:: DATA EXCERPT ::

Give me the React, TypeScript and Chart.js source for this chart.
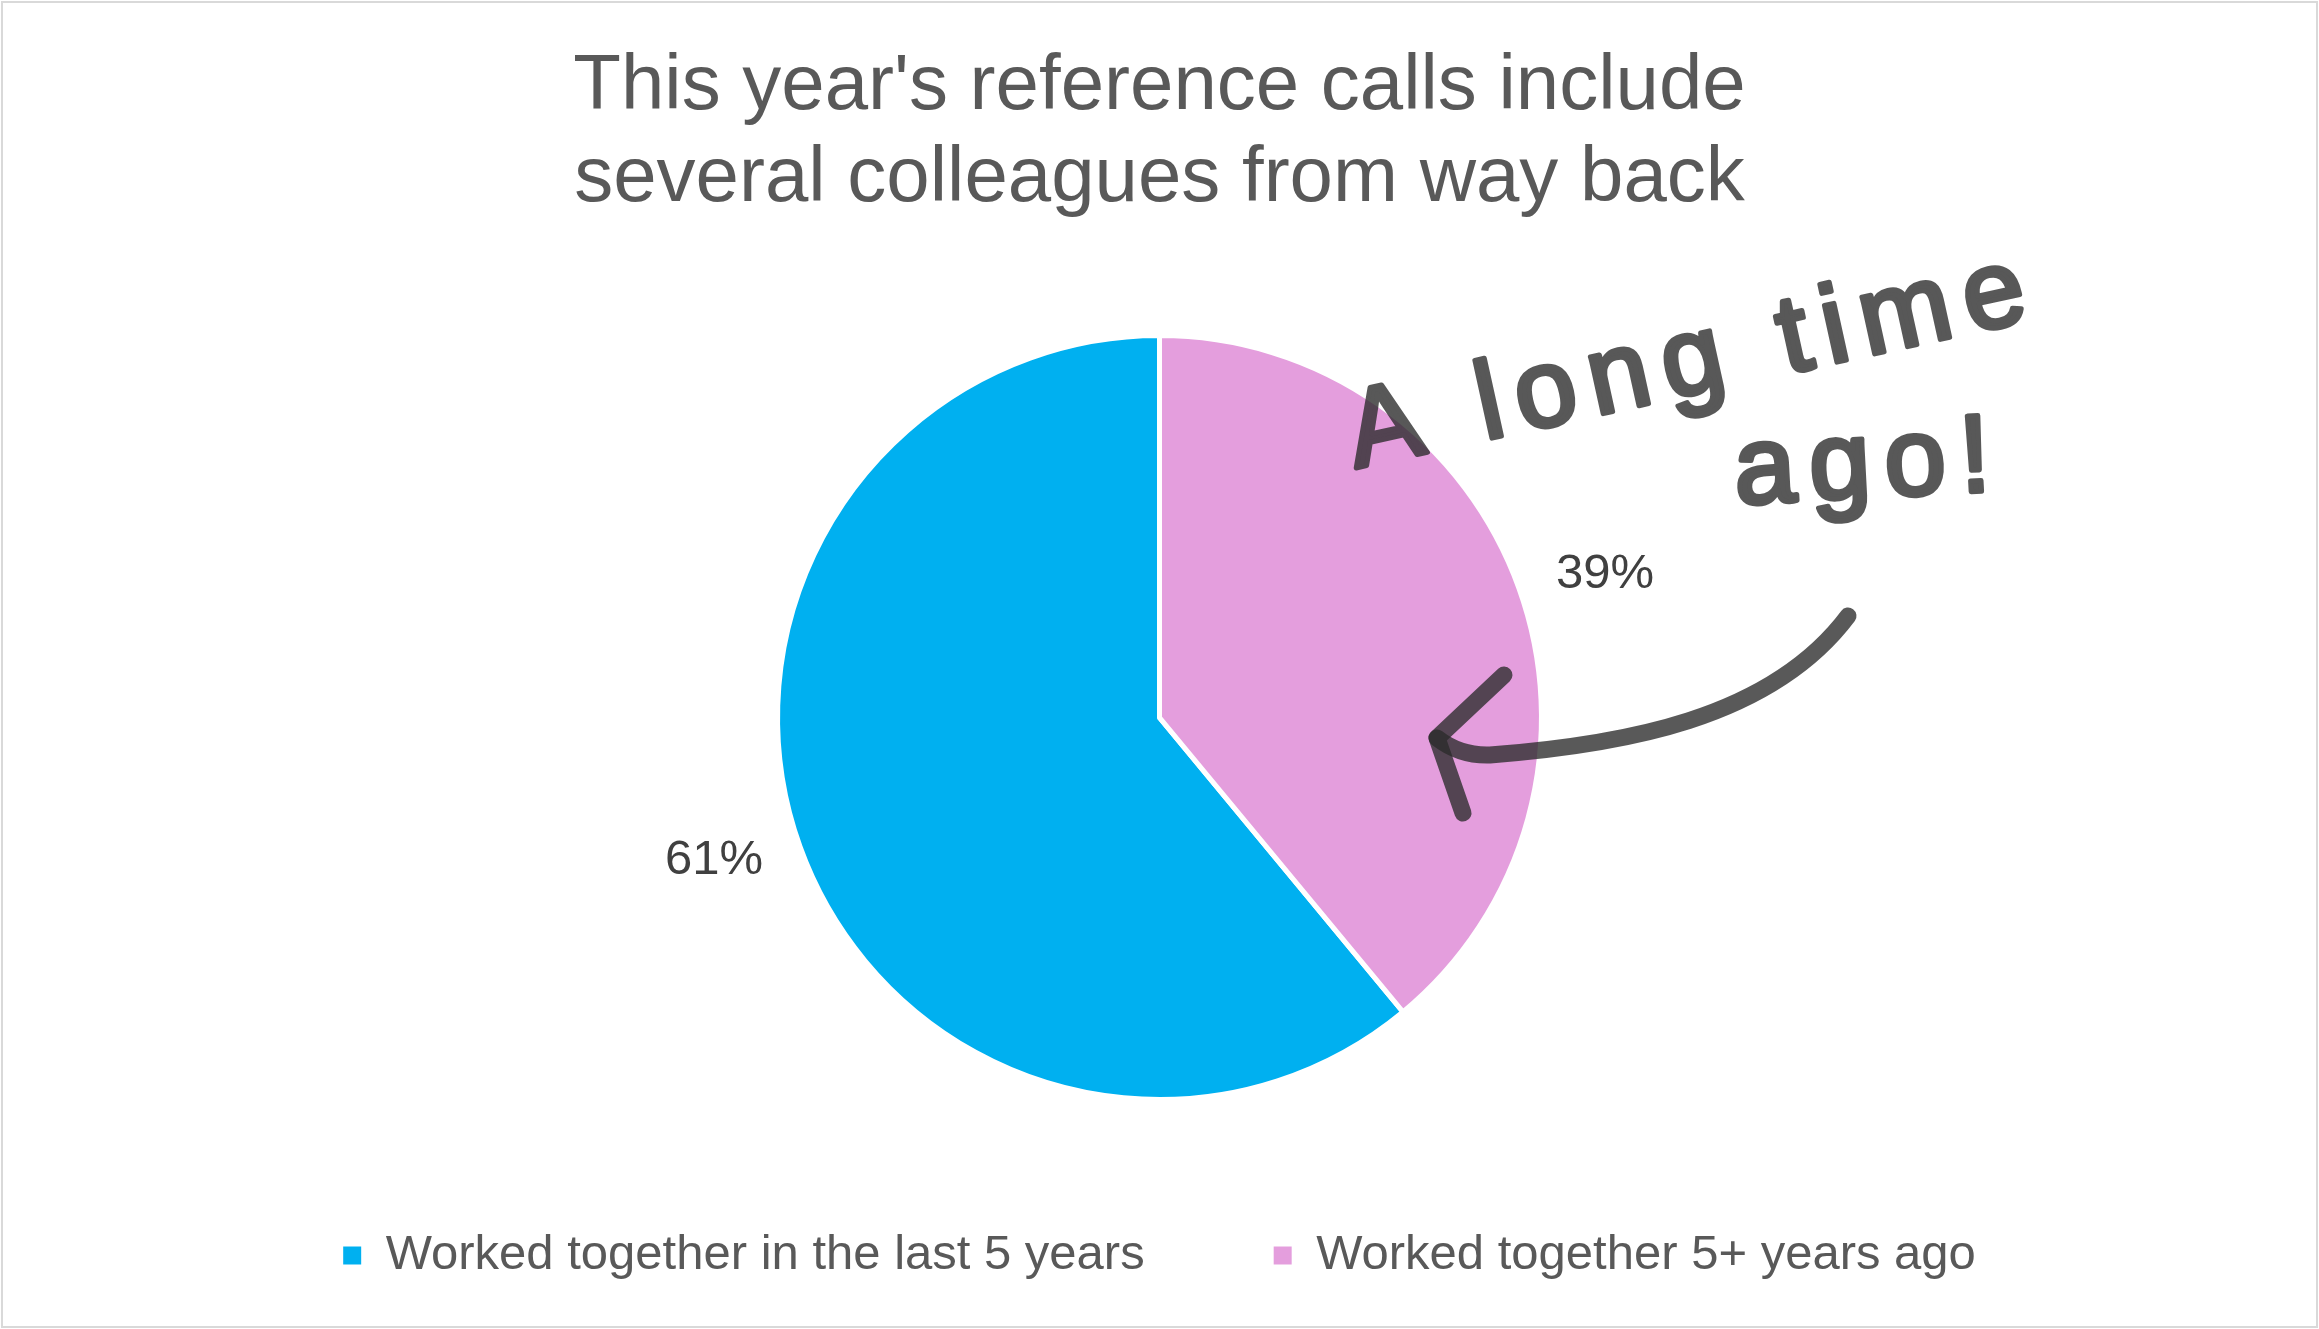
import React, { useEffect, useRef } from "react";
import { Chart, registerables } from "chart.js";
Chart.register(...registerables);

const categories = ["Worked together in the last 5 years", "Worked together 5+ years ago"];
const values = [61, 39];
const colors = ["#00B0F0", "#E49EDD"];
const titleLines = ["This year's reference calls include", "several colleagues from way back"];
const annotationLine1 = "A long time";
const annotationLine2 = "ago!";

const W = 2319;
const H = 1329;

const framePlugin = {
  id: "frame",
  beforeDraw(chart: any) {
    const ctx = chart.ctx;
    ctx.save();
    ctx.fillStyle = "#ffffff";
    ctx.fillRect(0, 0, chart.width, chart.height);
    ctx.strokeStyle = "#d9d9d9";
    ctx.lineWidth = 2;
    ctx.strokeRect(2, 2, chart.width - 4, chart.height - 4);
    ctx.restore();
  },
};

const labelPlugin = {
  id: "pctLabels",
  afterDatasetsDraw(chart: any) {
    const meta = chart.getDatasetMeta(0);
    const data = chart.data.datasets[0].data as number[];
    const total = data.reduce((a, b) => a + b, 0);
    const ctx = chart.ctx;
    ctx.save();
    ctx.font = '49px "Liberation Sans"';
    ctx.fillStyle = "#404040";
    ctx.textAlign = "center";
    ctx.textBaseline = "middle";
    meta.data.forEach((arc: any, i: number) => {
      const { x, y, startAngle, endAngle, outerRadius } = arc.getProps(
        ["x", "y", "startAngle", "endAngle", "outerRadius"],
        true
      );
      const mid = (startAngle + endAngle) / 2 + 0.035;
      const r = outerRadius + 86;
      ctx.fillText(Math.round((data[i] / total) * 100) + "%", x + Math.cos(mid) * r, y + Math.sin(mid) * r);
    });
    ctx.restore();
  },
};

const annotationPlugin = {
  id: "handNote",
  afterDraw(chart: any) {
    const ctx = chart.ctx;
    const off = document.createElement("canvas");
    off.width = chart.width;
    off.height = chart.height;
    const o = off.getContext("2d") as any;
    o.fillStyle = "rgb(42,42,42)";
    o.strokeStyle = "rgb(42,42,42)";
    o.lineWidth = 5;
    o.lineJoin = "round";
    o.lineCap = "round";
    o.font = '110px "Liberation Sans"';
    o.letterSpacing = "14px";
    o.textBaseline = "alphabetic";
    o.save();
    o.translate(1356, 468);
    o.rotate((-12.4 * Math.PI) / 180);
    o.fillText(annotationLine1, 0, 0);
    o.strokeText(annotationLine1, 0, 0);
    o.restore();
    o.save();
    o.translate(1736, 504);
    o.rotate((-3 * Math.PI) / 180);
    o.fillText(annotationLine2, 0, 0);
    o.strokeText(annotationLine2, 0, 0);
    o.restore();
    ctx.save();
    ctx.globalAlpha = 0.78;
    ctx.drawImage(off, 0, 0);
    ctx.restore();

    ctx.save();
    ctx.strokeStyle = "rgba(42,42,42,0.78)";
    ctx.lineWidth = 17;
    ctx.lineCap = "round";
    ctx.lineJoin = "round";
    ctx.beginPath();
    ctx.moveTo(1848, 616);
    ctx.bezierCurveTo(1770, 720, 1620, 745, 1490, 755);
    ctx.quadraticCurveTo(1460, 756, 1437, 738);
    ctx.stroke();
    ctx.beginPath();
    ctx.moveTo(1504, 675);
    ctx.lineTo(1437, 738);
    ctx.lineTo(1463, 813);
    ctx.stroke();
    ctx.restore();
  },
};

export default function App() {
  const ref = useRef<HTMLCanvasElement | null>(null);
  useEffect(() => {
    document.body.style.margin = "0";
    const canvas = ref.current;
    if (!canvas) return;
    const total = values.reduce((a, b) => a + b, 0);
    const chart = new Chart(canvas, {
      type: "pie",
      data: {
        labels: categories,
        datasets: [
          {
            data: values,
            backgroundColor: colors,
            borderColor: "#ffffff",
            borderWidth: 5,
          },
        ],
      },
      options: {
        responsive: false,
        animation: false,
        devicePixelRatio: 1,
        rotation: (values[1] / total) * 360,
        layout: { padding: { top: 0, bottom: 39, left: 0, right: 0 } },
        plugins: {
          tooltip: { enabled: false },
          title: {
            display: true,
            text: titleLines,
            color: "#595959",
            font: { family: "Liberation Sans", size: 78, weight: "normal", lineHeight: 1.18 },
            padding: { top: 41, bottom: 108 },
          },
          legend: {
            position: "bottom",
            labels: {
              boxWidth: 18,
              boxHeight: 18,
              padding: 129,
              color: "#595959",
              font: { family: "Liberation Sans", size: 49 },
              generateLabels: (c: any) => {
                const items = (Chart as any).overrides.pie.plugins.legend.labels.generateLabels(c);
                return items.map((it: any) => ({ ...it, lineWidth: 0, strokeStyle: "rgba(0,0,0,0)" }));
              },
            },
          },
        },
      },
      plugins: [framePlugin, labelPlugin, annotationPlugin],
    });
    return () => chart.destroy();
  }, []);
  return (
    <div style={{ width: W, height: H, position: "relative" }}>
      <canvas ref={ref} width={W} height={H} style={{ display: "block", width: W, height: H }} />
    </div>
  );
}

:::

→ WHAT THE TASK REQUIRES
Copy each line in full and exactly, omitting any picture.

→ OUTPUT OF THE EXERCISE
Give me the React, TypeScript and Chart.js source for this chart.
import React, { useEffect, useRef } from "react";
import { Chart, registerables } from "chart.js";
Chart.register(...registerables);

const categories = ["Worked together in the last 5 years", "Worked together 5+ years ago"];
const values = [61, 39];
const colors = ["#00B0F0", "#E49EDD"];
const titleLines = ["This year's reference calls include", "several colleagues from way back"];
const annotationLine1 = "A long time";
const annotationLine2 = "ago!";

const W = 2319;
const H = 1329;

const framePlugin = {
  id: "frame",
  beforeDraw(chart: any) {
    const ctx = chart.ctx;
    ctx.save();
    ctx.fillStyle = "#ffffff";
    ctx.fillRect(0, 0, chart.width, chart.height);
    ctx.strokeStyle = "#d9d9d9";
    ctx.lineWidth = 2;
    ctx.strokeRect(2, 2, chart.width - 4, chart.height - 4);
    ctx.restore();
  },
};

const labelPlugin = {
  id: "pctLabels",
  afterDatasetsDraw(chart: any) {
    const meta = chart.getDatasetMeta(0);
    const data = chart.data.datasets[0].data as number[];
    const total = data.reduce((a, b) => a + b, 0);
    const ctx = chart.ctx;
    ctx.save();
    ctx.font = '49px "Liberation Sans"';
    ctx.fillStyle = "#404040";
    ctx.textAlign = "center";
    ctx.textBaseline = "middle";
    meta.data.forEach((arc: any, i: number) => {
      const { x, y, startAngle, endAngle, outerRadius } = arc.getProps(
        ["x", "y", "startAngle", "endAngle", "outerRadius"],
        true
      );
      const mid = (startAngle + endAngle) / 2 + 0.035;
      const r = outerRadius + 86;
      ctx.fillText(Math.round((data[i] / total) * 100) + "%", x + Math.cos(mid) * r, y + Math.sin(mid) * r);
    });
    ctx.restore();
  },
};

const annotationPlugin = {
  id: "handNote",
  afterDraw(chart: any) {
    const ctx = chart.ctx;
    const off = document.createElement("canvas");
    off.width = chart.width;
    off.height = chart.height;
    const o = off.getContext("2d") as any;
    o.fillStyle = "rgb(42,42,42)";
    o.strokeStyle = "rgb(42,42,42)";
    o.lineWidth = 5;
    o.lineJoin = "round";
    o.lineCap = "round";
    o.font = '110px "Liberation Sans"';
    o.letterSpacing = "14px";
    o.textBaseline = "alphabetic";
    o.save();
    o.translate(1356, 468);
    o.rotate((-12.4 * Math.PI) / 180);
    o.fillText(annotationLine1, 0, 0);
    o.strokeText(annotationLine1, 0, 0);
    o.restore();
    o.save();
    o.translate(1736, 504);
    o.rotate((-3 * Math.PI) / 180);
    o.fillText(annotationLine2, 0, 0);
    o.strokeText(annotationLine2, 0, 0);
    o.restore();
    ctx.save();
    ctx.globalAlpha = 0.78;
    ctx.drawImage(off, 0, 0);
    ctx.restore();

    ctx.save();
    ctx.strokeStyle = "rgba(42,42,42,0.78)";
    ctx.lineWidth = 17;
    ctx.lineCap = "round";
    ctx.lineJoin = "round";
    ctx.beginPath();
    ctx.moveTo(1848, 616);
    ctx.bezierCurveTo(1770, 720, 1620, 745, 1490, 755);
    ctx.quadraticCurveTo(1460, 756, 1437, 738);
    ctx.stroke();
    ctx.beginPath();
    ctx.moveTo(1504, 675);
    ctx.lineTo(1437, 738);
    ctx.lineTo(1463, 813);
    ctx.stroke();
    ctx.restore();
  },
};

export default function App() {
  const ref = useRef<HTMLCanvasElement | null>(null);
  useEffect(() => {
    document.body.style.margin = "0";
    const canvas = ref.current;
    if (!canvas) return;
    const total = values.reduce((a, b) => a + b, 0);
    const chart = new Chart(canvas, {
      type: "pie",
      data: {
        labels: categories,
        datasets: [
          {
            data: values,
            backgroundColor: colors,
            borderColor: "#ffffff",
            borderWidth: 5,
          },
        ],
      },
      options: {
        responsive: false,
        animation: false,
        devicePixelRatio: 1,
        rotation: (values[1] / total) * 360,
        layout: { padding: { top: 0, bottom: 39, left: 0, right: 0 } },
        plugins: {
          tooltip: { enabled: false },
          title: {
            display: true,
            text: titleLines,
            color: "#595959",
            font: { family: "Liberation Sans", size: 78, weight: "normal", lineHeight: 1.18 },
            padding: { top: 41, bottom: 108 },
          },
          legend: {
            position: "bottom",
            labels: {
              boxWidth: 18,
              boxHeight: 18,
              padding: 129,
              color: "#595959",
              font: { family: "Liberation Sans", size: 49 },
              generateLabels: (c: any) => {
                const items = (Chart as any).overrides.pie.plugins.legend.labels.generateLabels(c);
                return items.map((it: any) => ({ ...it, lineWidth: 0, strokeStyle: "rgba(0,0,0,0)" }));
              },
            },
          },
        },
      },
      plugins: [framePlugin, labelPlugin, annotationPlugin],
    });
    return () => chart.destroy();
  }, []);
  return (
    <div style={{ width: W, height: H, position: "relative" }}>
      <canvas ref={ref} width={W} height={H} style={{ display: "block", width: W, height: H }} />
    </div>
  );
}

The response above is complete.